PROBLEM REQUIREMENTS
Only lines with the string "this" matter here; gather them from the material below.

DATA RECORDS
⁂

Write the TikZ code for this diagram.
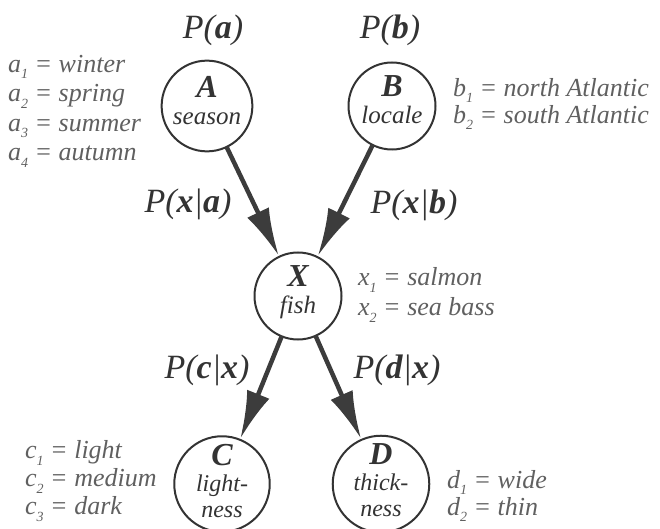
\documentclass[tikz,border=0pt]{standalone}
\usepackage{fontspec}
\setmainfont{Liberation Serif}
\usetikzlibrary{arrows.meta}
\definecolor{ink}{HTML}{333333}
\definecolor{txt}{HTML}{606060}
\definecolor{arr}{HTML}{3C3C3C}
\newcommand\vsb[2]{#1\raisebox{-0.55ex}{\fontsize{14}{14}\selectfont #2}}
\newcommand\pbold[1]{\textbf{\textit{#1}}}
\newcommand\varletter[1]{{\fontsize{32}{26}\selectfont\bfseries\itshape #1}}
\newcommand\mydepth[1]{\rule[-#1]{0pt}{#1}}
\begin{document}
\begin{tikzpicture}[x=1pt,y=-1pt,
  var/.style={circle,draw=ink,line width=2pt,minimum size=87pt,inner sep=0pt,align=center,text=ink,font=\fontsize{25}{27}\selectfont\itshape},
  var3/.style={var,font=\fontsize{24}{26}\selectfont\itshape},
  prob/.style={text=ink,font=\fontsize{34}{34}\selectfont\itshape,inner sep=0pt},
  vals/.style={text=txt,align=left,anchor=west,inner sep=0pt},
  link/.style={draw=arr,line width=4.5pt,-{Latex[length=48pt,width=24pt]},shorten <=-1pt}]
\useasboundingbox (0,0) rectangle (660,529);
% variable nodes
\node[var] (A) at (207,106) {\varletter{A}\\season\mydepth{12pt}};
\node[var] (B) at (392,106) {\varletter{B}\\locale\mydepth{12pt}};
\node[var] (X) at (298,296) {\varletter{X}\\fish\mydepth{12pt}};
\node[var3] (C) at (222,484) {\varletter{C}\\light-\\ness\mydepth{7pt}};
\node[var3] (D) at (381,484) {\varletter{D}\\thick-\\ness\mydepth{7pt}};
% probability labels
\node[prob] (pa) at (213,30) {P(\pbold{a})};
\node[prob] (pb) at (390,30) {P(\pbold{b})};
\node[prob] (pxa) at (188,204) {P(\pbold{x}|\pbold{a})};
\node[prob] (pxb) at (414,205) {P(\pbold{x}|\pbold{b})};
\node[prob] (pcx) at (207,370) {P(\pbold{c}|\pbold{x})};
\node[prob] (pdx) at (397,370) {P(\pbold{d}|\pbold{x})};
% value lists
\node[vals,font=\fontsize{26}{29.5}\selectfont\itshape] (la) at (8,111) {\vsb{a}{1} = winter\\ \vsb{a}{2} = spring\\ \vsb{a}{3} = summer\\ \vsb{a}{4} = autumn};
\node[vals,font=\fontsize{26}{27}\selectfont\itshape] (lb) at (453,104) {\vsb{b}{1} = north Atlantic\\ \vsb{b}{2} = south Atlantic};
\node[vals,font=\fontsize{26}{30}\selectfont\itshape] (lx) at (358,295) {\vsb{x}{1} = salmon\\ \vsb{x}{2} = sea bass};
\node[vals,font=\fontsize{26}{28}\selectfont\itshape] (lc) at (25,481) {\vsb{c}{1} = light\\ \vsb{c}{2} = medium\\ \vsb{c}{3} = dark};
\node[vals,font=\fontsize{26}{27}\selectfont\itshape] (ld) at (447,496) {\vsb{d}{1} = wide\\ \vsb{d}{2} = thin};
% links
\draw[link] (A) -- (X);
\draw[link] (B) -- (X);
\draw[link] (X) -- (C);
\draw[link] (X) -- (D);
\end{tikzpicture}
\end{document}
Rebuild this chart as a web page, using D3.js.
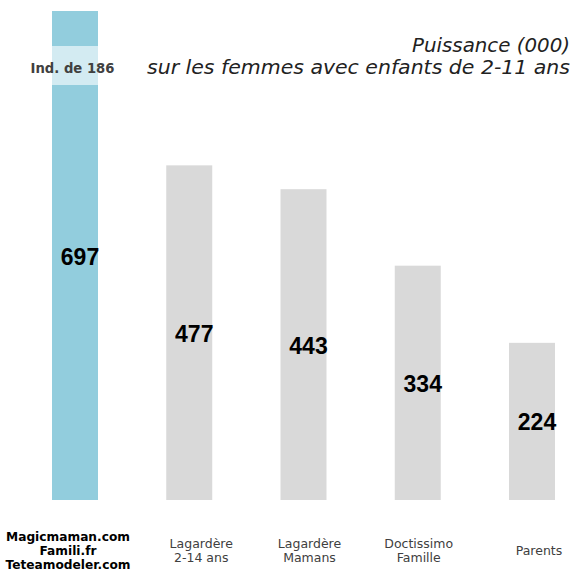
<!DOCTYPE html>
<html><head><meta charset="utf-8">
<script src="https://cdn.jsdelivr.net/npm/d3@7"></script>
<style>html,body{margin:0;padding:0;background:#fff;}svg{display:block;}</style>
</head><body>
<svg id="c" width="577" height="577"></svg>
<script>
const categories = [
  ["Magicmaman.com","Famili.fr","Teteamodeler.com"],
  ["Lagardère","2-14 ans"],
  ["Lagardère","Mamans"],
  ["Doctissimo","Famille"],
  ["Parents"]
];
const values = [697, 477, 443, 334, 224];
const indexLabel = "Ind. de 186";
const titleLines = ["Puissance (000)", "sur les femmes avec enfants de 2-11 ans"];

// layout
const labelDx = [-7, 12, 6, 1, 7];
const titleWidths = [158, 423];
const barW = 46;
const svg = d3.select("#c");
const ids = d3.range(values.length);
const x = d3.scalePoint().domain(ids).range([75, 532]);
const y = d3.scaleLinear().domain([0, 697]).range([500, 11]);

svg.selectAll("rect.bar").data(ids).join("rect")
  .attr("class","bar")
  .attr("x", i => x(i) - barW/2)
  .attr("width", barW)
  .attr("y", i => y(values[i]))
  .attr("height", i => y(0) - y(values[i]))
  .attr("fill", i => i === 0 ? "#92cddd" : "#d9d9d9");

// highlight band on first bar
svg.append("rect")
  .attr("x", x(0) - barW/2).attr("width", barW)
  .attr("y", 46).attr("height", 39)
  .attr("fill", "#d3ebf2");
svg.append("text")
  .attr("x", 72.5).attr("y", 72.5)
  .attr("text-anchor","middle")
  .attr("font-family","'DejaVu Sans', sans-serif")
  .attr("font-weight","bold")
  .attr("font-size", 13.2)
  .attr("fill","#404040")
  .text(indexLabel);

// value labels
svg.selectAll("text.val").data(ids).join("text")
  .attr("class","val")
  .attr("x", i => x(i) + 5)
  .attr("y", i => (y(values[i]) + y(0)) / 2 + 9)
  .attr("text-anchor","middle")
  .attr("font-family","'Liberation Sans', Arial, sans-serif")
  .attr("font-weight","bold")
  .attr("font-size", 23)
  .attr("fill","#000")
  .text(i => values[i]);

// category labels
const lineH = 14;
svg.selectAll("text.cat").data(ids).join("text")
  .attr("class","cat")
  .attr("text-anchor","middle")
  .attr("font-family","'DejaVu Sans', sans-serif")
  .attr("font-size", i => i === 0 ? 12.2 : 12.5)
  .attr("font-weight", i => i === 0 ? "bold" : "normal")
  .attr("fill", i => i === 0 ? "#000" : "#404040")
  .each(function(i){
    const lines = categories[i];
    const cy = 550;
    const y0 = cy - (lines.length - 1) * lineH / 2 + 4.5;
    d3.select(this).selectAll("tspan").data(lines).join("tspan")
      .attr("x", x(i) + labelDx[i])
      .attr("y", (d, k) => y0 + k * lineH)
      .text(d => d);
  });

// title
svg.selectAll("text.title").data(titleLines).join("text")
  .attr("class","title")
  .attr("x", 570)
  .attr("y", (d, k) => 52 + k * 22)
  .attr("text-anchor","end")
  .attr("font-family","'DejaVu Sans', sans-serif")
  .attr("font-style","italic")
  .attr("font-size", 20)
  .attr("textLength", (d, k) => titleWidths[k])
  .attr("lengthAdjust", "spacingAndGlyphs")
  .attr("fill","#222")
  .text(d => d);
</script>
</body></html>
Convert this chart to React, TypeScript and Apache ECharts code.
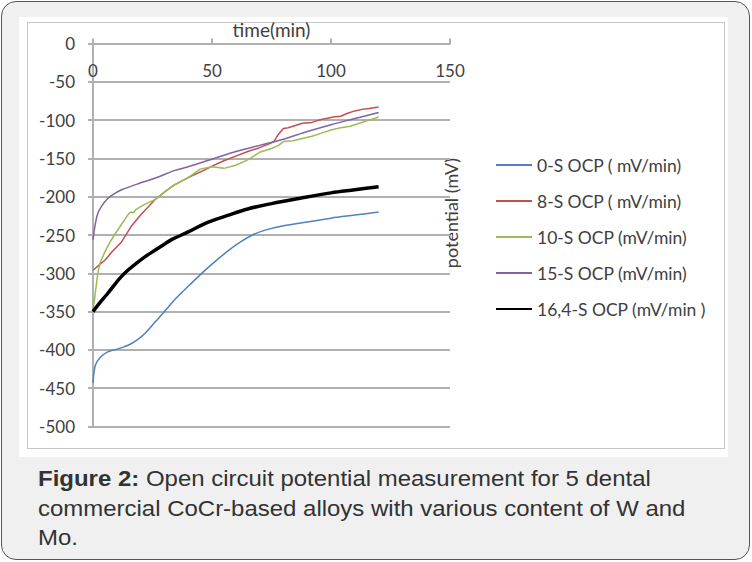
import React, { useEffect, useRef } from "react";
import * as echarts from "echarts";

const xTicks = [0, 50, 100, 150];
const yTicks = [0, -50, -100, -150, -200, -250, -300, -350, -400, -450, -500];

const names = [
  "0-S OCP ( mV/min)",
  "8-S OCP ( mV/min)",
  "10-S OCP (mV/min)",
  "15-S OCP (mV/min)",
  "16,4-S OCP (mV/min )",
];
const colors = ["#4f81bd", "#c0504d", "#9bbb59", "#8064a2", "#000000"];

const s0T = [0, 1, 3, 6, 10, 13, 16, 19, 22, 26, 30, 33, 36, 40, 45, 50, 57, 62, 67, 72, 80, 90, 100, 110, 120];
const s0V = [-443, -420, -410, -403, -399, -396, -392, -386, -378, -364, -350, -339, -329, -317, -302, -288, -270, -259, -250, -244, -238, -233, -228, -224, -220];

const s8T = [0, 3, 5, 8, 12, 16, 20, 26, 30, 34, 40, 47, 50, 55, 60, 65, 70, 74, 76, 78, 80, 82, 85, 88, 92, 95, 98, 101, 104, 107, 110, 113, 116, 120];
const s8V = [-296, -288, -283, -272, -259, -239, -224, -204, -194, -185, -175, -165, -160, -153, -147, -141, -136, -131, -128, -118, -111, -110, -107, -104, -103, -100, -98, -96, -95, -91, -88, -86, -85, -83];

const s10T = [0, 1, 2, 3, 5, 7, 9, 12, 15, 16, 17, 18, 20, 23, 26, 30, 34, 40, 45, 50, 55, 60, 65, 70, 75, 78, 80, 84, 88, 92, 96, 100, 104, 108, 112, 116, 120];
const s10V = [-350, -325, -300, -286, -272, -260, -250, -236, -222, -220, -221, -217, -213, -208, -204, -194, -185, -175, -164, -161, -163, -159, -152, -142, -137, -133, -128, -127, -124, -121, -117, -113, -110, -108, -104, -100, -96];

const s15T = [0, 1, 2, 3.5, 6, 9, 12, 19, 26, 34, 40, 50, 60, 70, 80, 90, 100, 110, 120];
const s15V = [-256, -235, -222, -213, -203, -196, -191, -183, -176, -166, -161, -151, -141, -133, -125, -115, -106, -98, -90];

const s164T = [0, 3, 6, 9, 12, 15, 19, 23, 26, 30, 33, 40, 47, 57, 65, 75, 87, 100, 110, 120];
const s164V = [-350, -338, -327, -315, -304, -295, -285, -276, -270, -262, -256, -246, -235, -224, -216, -209, -202, -195, -191, -187];

const seriesT = [s0T, s8T, s10T, s15T, s164T];
const seriesV = [s0V, s8V, s10V, s15V, s164V];
const widths = [1.5, 1.5, 1.5, 1.5, 3.5];
const smooths = [true, false, false, true, true];

const FONT = "Lato";
const TXT = "#404040";
const GRID = "#b0b0b0";

export default function App() {
  const ref = useRef<HTMLDivElement>(null);
  useEffect(() => {
    document.body.style.margin = "0";
    const chart = echarts.init(ref.current!, null, { renderer: "svg" });
    chart.setOption({
      animation: false,
      backgroundColor: "transparent",
      grid: { left: 93, top: 43.5, width: 357, height: 383, containLabel: false },
      xAxis: {
        type: "value",
        position: "top",
        min: xTicks[0],
        max: xTicks[xTicks.length - 1],
        interval: 50,
        name: "time(min)",
        nameLocation: "middle",
        nameGap: 1,
        nameTextStyle: { color: TXT, fontFamily: FONT, fontSize: 19 },
        axisLine: { show: true, lineStyle: { color: GRID, width: 2 } },
        axisTick: { show: true, inside: false, length: 5, lineStyle: { color: GRID, width: 2 } },
        axisLabel: { inside: true, margin: 18, color: TXT, fontFamily: FONT, fontSize: 17 },
        splitLine: { show: false },
      },
      yAxis: {
        type: "value",
        min: yTicks[yTicks.length - 1],
        max: yTicks[0],
        interval: 50,
        axisLine: { show: true, lineStyle: { color: GRID, width: 2 } },
        axisTick: { show: true, inside: false, length: 5, lineStyle: { color: GRID, width: 2 } },
        axisLabel: { margin: 18, color: TXT, fontFamily: FONT, fontSize: 17 },
        splitLine: { show: true, lineStyle: { color: GRID, width: 2 } },
      },
      legend: {
        orient: "vertical",
        left: 490,
        top: 151,
        itemWidth: 36,
        itemHeight: 14,
        itemGap: 18,
        itemStyle: { opacity: 0 },
        textStyle: { color: TXT, fontFamily: FONT, fontSize: 17.5 },
        data: names,
      },
      series: names.map((n, i) => ({
        name: n,
        type: "line",
        data: seriesT[i].map((t, j) => [t, seriesV[i][j]]),
        symbol: "none",
        smooth: smooths[i] ? 0.35 : false,
        lineStyle: { color: colors[i], width: widths[i] },
        itemStyle: { color: colors[i] },
        z: i === 4 ? 5 : 3,
      })),
      graphic: [
        {
          type: "text",
          x: 451,
          y: 213,
          rotation: Math.PI / 2,
          style: {
            text: "potential (mV)",
            fill: TXT,
            font: `18px ${FONT}`,
            align: "center",
            verticalAlign: "middle",
          },
        },
        {
          type: "text",
          x: 38,
          y: 464,
          scaleX: 1.09,
          style: {
            text: "{b|Figure 2:} Open circuit potential measurement for 5 dental\ncommercial CoCr-based alloys with various content of W and\nMo.",
            fill: "#333333",
            fontFamily: "Liberation Sans",
            fontSize: 22,
            lineHeight: 29.5,
            rich: {
              b: { fontWeight: "bold", fontFamily: "Liberation Sans", fontSize: 22, fill: "#333333", lineHeight: 29.5 },
            },
          },
        },
      ],
    });
    return () => chart.dispose();
  }, []);
  return (
    <div style={{ position: "relative", width: 752, height: 562, overflow: "hidden" }}>
      <div
        style={{
          position: "absolute",
          left: 1,
          top: 1,
          width: 747,
          height: 557,
          border: "1.5px solid #555",
          borderRadius: 15,
          background: "#eff0ef",
        }}
      />
      <div style={{ position: "absolute", left: 19, top: 17, width: 709, height: 440, background: "#ffffff" }} />
      <div
        style={{
          position: "absolute",
          left: 27,
          top: 22,
          width: 696,
          height: 425,
          border: "1.5px solid #c8c8c8",
        }}
      />
      <div ref={ref} style={{ position: "absolute", left: 0, top: 0, width: 752, height: 562 }} />
    </div>
  );
}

⁂

TASK ANSWER
Write the TikZ code for this diagram.
Rebuild this chart as a web page, using D3.js.
    d3.select(this).selectAll("tspan").data(lines).join("tspan")
Convert this chart to React, TypeScript and Apache ECharts code.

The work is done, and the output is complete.